Iseminger has been a part of the C-Club since 2006, and he said the club dedicates four to six hours before every home game to field maintenance.

“We keep the field in shape,” Iseminger said. “We mow the grass, weed the fields, clean the trash out of the bleachers and paint the numbers and hash marks on the field.”

Iseminger said he doesn’t mind the hard work because he takes pride in Cathedral, and he knows it helps the coaches out.

“I’ve been to several away games, and I think we have one of the best fields in Class 1A,” Iseminger said. “Doing these things takes a lot of pressure off the coaches. They have enough on their hands with the team.”

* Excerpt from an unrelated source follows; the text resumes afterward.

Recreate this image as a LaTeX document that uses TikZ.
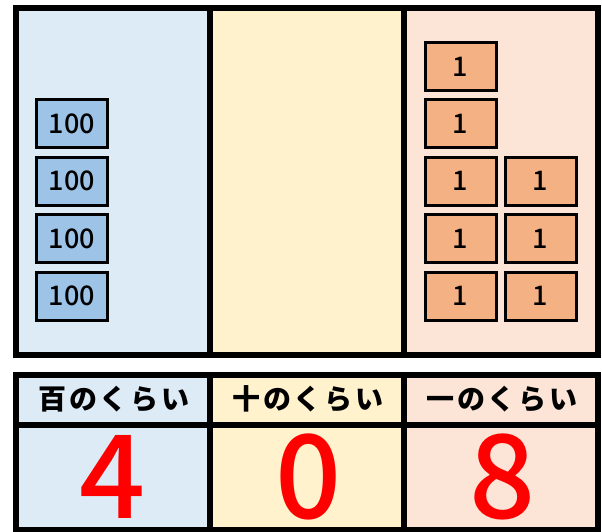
\documentclass[tikz,border=0pt]{standalone}
\usepackage{fontspec}
\newfontfamily\jpfont{Noto Sans CJK JP}[LetterSpace=10]
\newfontfamily\numfont{Noto Sans CJK JP Medium}
\definecolor{hundredbg}{HTML}{DDEBF7}
\definecolor{tenbg}{HTML}{FFF2CC}
\definecolor{onebg}{HTML}{FCE4D6}
\definecolor{hundredtile}{HTML}{9DC3E6}
\definecolor{onetile}{HTML}{F4B183}
\tikzset{
  tile/.style={draw=black,line width=3pt,minimum width=71pt,minimum height=48pt,inner sep=0pt,font=\numfont\fontsize{27}{27}\selectfont},
  tilehundred/.style={tile,fill=hundredtile},
  tileone/.style={tile,fill=onetile},
  frame/.style={draw=black,line width=6pt},
  header/.style={font=\jpfont\bfseries\fontsize{28}{28}\selectfont},
  digit/.style={text=red,font=\numfont\fontsize{116}{116}\selectfont}
}
\begin{document}
\begin{tikzpicture}[x=1pt,y=-1pt]
\useasboundingbox (0,0) rectangle (602,532);
% counting board
\fill[hundredbg] (16,8) rectangle (210,355);
\fill[tenbg] (210,8) rectangle (404,355);
\fill[onebg] (404,8) rectangle (598,355);
\draw[frame] (16,8) rectangle (598,355);
\draw[frame] (210,8) -- (210,355);
\draw[frame] (404,8) -- (404,355);
% hundreds
\node[tilehundred] (h1) at (72,123.5) {100};
\node[tilehundred] (h2) at (72,181) {100};
\node[tilehundred] (h3) at (72,238.5) {100};
\node[tilehundred] (h4) at (72,296) {100};
% ones
\node[tileone] (o1) at (460.5,66.5) {1};
\node[tileone] (o2) at (460.5,123.5) {1};
\node[tileone] (o3) at (460.5,181) {1};
\node[tileone] (o4) at (460.5,238.5) {1};
\node[tileone] (o5) at (460.5,296) {1};
\node[tileone] (o6) at (540.5,181) {1};
\node[tileone] (o7) at (540.5,238.5) {1};
\node[tileone] (o8) at (540.5,296) {1};
% place value table
\fill[hundredbg] (16,374.5) rectangle (210,530);
\fill[tenbg] (210,374.5) rectangle (404,530);
\fill[onebg] (404,374.5) rectangle (598,530);
\draw[frame] (16,374.5) rectangle (598,530);
\draw[frame] (16,424.5) -- (598,424.5);
\draw[frame] (210,374.5) -- (210,530);
\draw[frame] (404,374.5) -- (404,530);
\node[header] (hd1) at (114,399) {百のくらい};
\node[header] (hd2) at (308,399) {十のくらい};
\node[header] (hd3) at (502,399) {一のくらい};
\node[digit] (d1) at (113,477) {4};
\node[digit] (d2) at (308.5,477) {0};
\node[digit] (d3) at (503,477) {8};
\end{tikzpicture}
\end{document}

Concession stands also require a lot of time, and local athletic programs rely heavily on the profits concessions bring in.

Natchez High football coach Lance Reed said the women of the Natchez High booster club — called the “Touchdown Club” — make a big difference to a program that has been struggling financially by doing things like selling concessions.

“Our school district really cut funding for extra-curricular activities,” Reed said. “We’re working on a limited amount of funds, and to make up for what we don’t have, the booster club raises money.”

Reed said if it weren’t for the booster club, there would be a lack of football equipment, and there would be no awards banquet at the end of the season.

Shawnette Cheatham is the secretary of the touchdown club, and she said concessions make a big difference for the school.

“During a good rival game, we might make around $3,000 off of the concession stand, and it really helps a lot,” Cheatham said.

The Touchdown Club consists of players’ parents, but Cheatham said she wishes more parents would get involved in the many activities the club does.

Cheatham’s son, Derrian Johnson, graduated in 2012 with a football scholarship to Jackson State University, but she said she still helps with the booster club because of the urgency of funds needed.

LaShandra Davis is also a member of the Touchdown Club, and she said she helps sell ads, raffle tickets and conducts car washes all in the name of NHS football.

“I do it to see the smiles on the player’s faces,” Davis said. “I also do it because it cuts down a lot on the things the coaches have to do.”

Reed said he couldn’t express how vital the Touchdown Club is to him and the program.

“I think it’s tremendous that they come and help us every way they can,” Reed said. “I really believe the more connected the team, the parents and the teachers are, the better the school and the program is.”

Trinity Episcopal Day School football coach Josh Loy said a small school like Trinity must rely heavily on volunteers in order to maintain its sports program.

Not only do they utilize volunteers for the concession stand, they also rely heavily on them within the team.

“We have two volunteer coaches on the staff in Ryan Rachal and Robbie Savant,” Loy said. “They both came in last year when we needed the help, and they’re both very knowledgeable about the game.”

Rachal won a state championship with Trinity and decided to come back to share his experiences with the players.

“He can’t be here every day, but when he is, he helps with skill positions and our wide receivers,” Loy said.

Savant is Loy’s father-in-law, and Loy said he is the players’ favorite coach.

Savant played football for Louisiana Tech in 1974, and he said joining the Trinity staff was an easy choice.

“It’s great, and I love the kids,” Savant said. “I have no problems with them at all. The group we’ve got loves to play football.”

Savant said he coaches the offensive and defensive linemen and teaches them the fundamentals of the game.

“I teach them how to get in a stance, how to block and how to tackle,” Savant said. “Once you put in plays, the basics are what it comes down to.”

Savant said he hopes his players grasp more than just the fundamentals from him.

“I hope that I’m a good influence for the kids and I get them to play at the best of their ability,” Savant said.